Boyce’s new work was perplexing and unpalatable to the mainstream art world in Britain at the time. (Times change: Last year, all nominees for the country’s highest profile art award, the Turner Prize, were socially engaged collectives.) Boyce and fellow Black British artists were further sidelined by the emergence of the Young British Artists, who were fixated on conceptual art and dominated media, museum and market attention in Britain for decades.
Yet Boyce kept doing what she was doing.
Relationships and collaboration have been “really the hallmark of everything she’s done,” said Alex Farquharson, the director of Tate Britain and a co-curator of “Life Between Islands,” a recent survey of British Caribbean art that included works by Boyce. “She has pursued a practice that is marked by generosity and real experimentation,” he added.
Boyce’s friend, the French-Algerian artist Zineb Sedira, said the two had bonded through yet another collaboration: a Black women artists’ study group, which they co-founded in London in the early 1990s. It met each month to discuss the work of an artist.
The two artists were neighbors for years in the Brixton district of south London; their children played together in the park. By a twist of fate, they were also neighbors at this year’s Venice Biennale, where Sedira is representing France in the pavilion next door to Britain’s. Sedira won a special mention for her film installation there.
The Venice Biennale was a game changer for Boyce long before her Golden Lion. She was invited in 2015 to show a performance work in the main Biennale exhibition, curated that year by Okwui Enwezor. It put her back on the art-world radar, and she was elected to the Royal Academy the following year.
In 2018, a survey of her work opened at the Manchester Art Gallery. Over the year leading up to the show, Boyce engaged museum staff in discussions about the collection, which includes John William Waterhouse’s 1896 painting of bathing nudes, “Hylas and the Nymphs.”

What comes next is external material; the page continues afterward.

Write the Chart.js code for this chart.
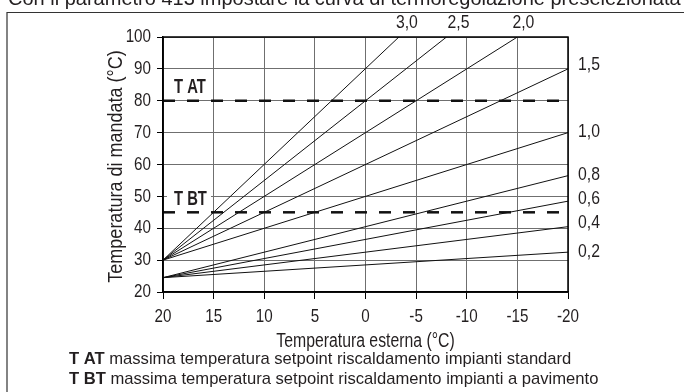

After female staff members spoke of being sexually harassed near the painting, compared to the nymphs and approached by male visitors, Boyce temporarily removed the Waterhouse in a performance, and replaced it with texts she had recorded in the group discussions, such as: “This gallery presents the female body as either a ‘passive decorative form’ or a ‘femme fatale.’ Let’s challenge this Victorian fantasy!”
This performance epitomized Boyce’s type of social art practice, said Grant Kester, a professor of art history at the University of California, San Diego. She engaged with staff members, visitors and others to “make that dialogue part of the project,” Kester said. It was all in the belief, he added, “that individuals outside the institutional art world have legitimate opinions and views and insights to offer.”
Yet Boyce’s attempt to involve more people in the curatorial process was also viewed as censorship of a beloved Pre-Raphaelite painting and sparked national outrage. Writing in The Guardian, the art critic Jonathan Jones said Boyce had made “a crass gesture that will end up on the wrong side of history.”
Looking back on the episode, Boyce said the uproar was because the performance involved “a 19th-century painting, i.e., proper art, by a white male, recognized as a proper artist.”
Boyce herself is now enjoying similar recognition — and still getting used to it.
She recalled standing on the steps of the British Pavilion on the Biennale’s opening day and spotting women artists in the crowd who also deserved to have their work on display inside. “You should be in here,” she remembered thinking to herself. “Why hasn’t that happened yet?”
It was a moment of reckoning that she had postponed until then, she said. “I suddenly felt the weight of history.”